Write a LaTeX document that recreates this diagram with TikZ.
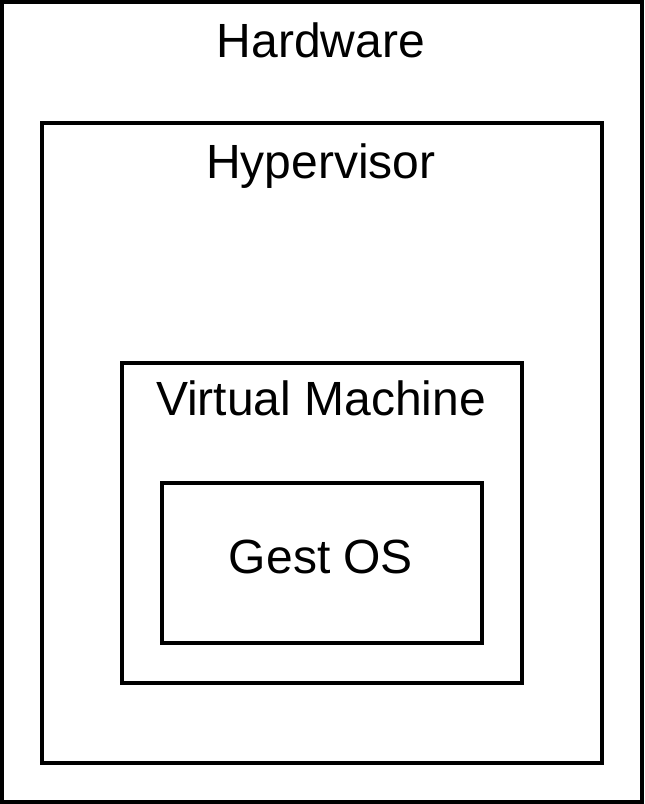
\documentclass[tikz,border=0pt]{standalone}
\usepackage{fontspec}
\setmainfont{Liberation Sans}
\tikzset{
    box/.style={draw, line width=1.8pt, rectangle, inner sep=0pt},
    title/.style={anchor=base, font=\fontsize{24}{28}\selectfont, inner sep=0pt}
}
\begin{document}
\begin{tikzpicture}[x=0.5pt, y=-0.5pt]
            \useasboundingbox (0,0) rectangle (644,804);
            \node [box, minimum width=320pt, minimum height=400pt] (hardware) at(322,402) {};
            \node [box, minimum width=280pt, minimum height=320pt] (hypervisor) at(322,443) {};
            \node [box, minimum width=200pt, minimum height=160pt] (vm) at(322,523) {};
            \node [box, minimum width=160pt, minimum height=80pt] (guest) at(322,563) {};
            \node [title] (hardwaretext) at(321,57) {Hardware};
            \node [title] (hypervisortext) at(321,178) {Hypervisor};
            \node [title] (vmtext) at(321,415) {Virtual Machine};
            \node [title] (guesttext) at(321,573) {Gest OS};
        \end{tikzpicture}
\end{document}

--------------------------------------------------

■ WHAT IS REQUIRED:
Pictures are excluded; copy all other data exactly as shown.

■ REPLY:
Write a LaTeX document that recreates this diagram with TikZ.
\documentclass[tikz,border=0pt]{standalone}
\usepackage{fontspec}
\setmainfont{Liberation Sans}
\tikzset{
    box/.style={draw, line width=1.8pt, rectangle, inner sep=0pt},
    title/.style={anchor=base, font=\fontsize{24}{28}\selectfont, inner sep=0pt}
}
\begin{document}
\begin{tikzpicture}[x=0.5pt, y=-0.5pt]
            \useasboundingbox (0,0) rectangle (644,804);
            \node [box, minimum width=320pt, minimum height=400pt] (hardware) at(322,402) {};
            \node [box, minimum width=280pt, minimum height=320pt] (hypervisor) at(322,443) {};
            \node [box, minimum width=200pt, minimum height=160pt] (vm) at(322,523) {};
            \node [box, minimum width=160pt, minimum height=80pt] (guest) at(322,563) {};
            \node [title] (hardwaretext) at(321,57) {Hardware};
            \node [title] (hypervisortext) at(321,178) {Hypervisor};
            \node [title] (vmtext) at(321,415) {Virtual Machine};
            \node [title] (guesttext) at(321,573) {Gest OS};
        \end{tikzpicture}
\end{document}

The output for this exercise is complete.